In each of two cages, researchers mixed 300 female and 150 male normal A. gambiae mosquitoes with 150 males carrying the gene drive. Each generation, 95 percent to more than 99 percent of offspring inherited the gene drive. Normally, only 50 percent of offspring inherit a gene.
Within seven generations, all of the mosquitoes in one cage carried the gene drive. No eggs were produced in the next generation, and the population died out. In the other cage, it took 11 generations for the gene drive to spread to all of the mosquitoes and crash the population.
Other gene drive studies have done computer simulations to predict how long it would take for the drives to spread through a population. This is the first time the approach has succeeded in actual mosquitoes.
Previous versions of gene drives also have been passed to offspring at high rates (SN: 12/12/15, p. 16). But those experiments were plagued by mutations that destroy the cutting site for CRISPR/Cas9, making the mosquitoes that carry the mutation resistant to the drive.
A few mosquitoes in the new study also developed mutations, but “no resistance was observed,” says study coauthor Andrea Crisanti, a medical geneticist at Imperial College London. That’s because those mutations broke the doublesex gene, producing sterile females that couldn’t pass the mutations on to the next generation.
Path to extinction
As more mosquitoes within two caged populations (red and blue lines) inherited a gene drive, the numbers of mosquitoes plummeted, finally producing no offspring after eight and 12 generations. The trend observed in the lab aligned with computer simulated predictions (grey and black lines).
All insects have some version of doublesex. “We believe that this gene may represent an Achilles heel for developing new pest control measures,” Crisanti says.
The tool raises the prospect of intentionally causing the extinction of a species. A. gambiae is the main mosquito that spreads malaria in Africa. Malaria kills more than 400,000 people each year worldwide, according to the World Health Organization.
“If you have a technology that could eradicate that [mosquito], it would be unethical not to use it,” says Omar Akbari, a geneticist at the University of California, San Diego, who was not involved in the work. But Akbari thinks it is unlikely that the gene drive would work as well in the wild, because resistance is bound to pop up at some point.

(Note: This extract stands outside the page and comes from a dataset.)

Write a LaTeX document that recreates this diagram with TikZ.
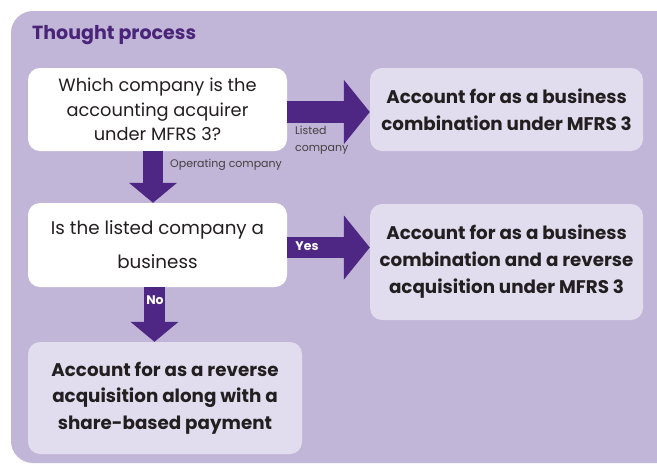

No one knows the ecological consequences of removing mosquitoes, either, or if the gene drive could be passed to other species. What if a “James Bond–style villain” used a similar gene drive to attack honeybees or other beneficial insects, says population geneticist Philipp Messer of Cornell University. “Humans will always come up with ways to abuse [technology], and in this case, it’s just so easy. That’s what worries me.”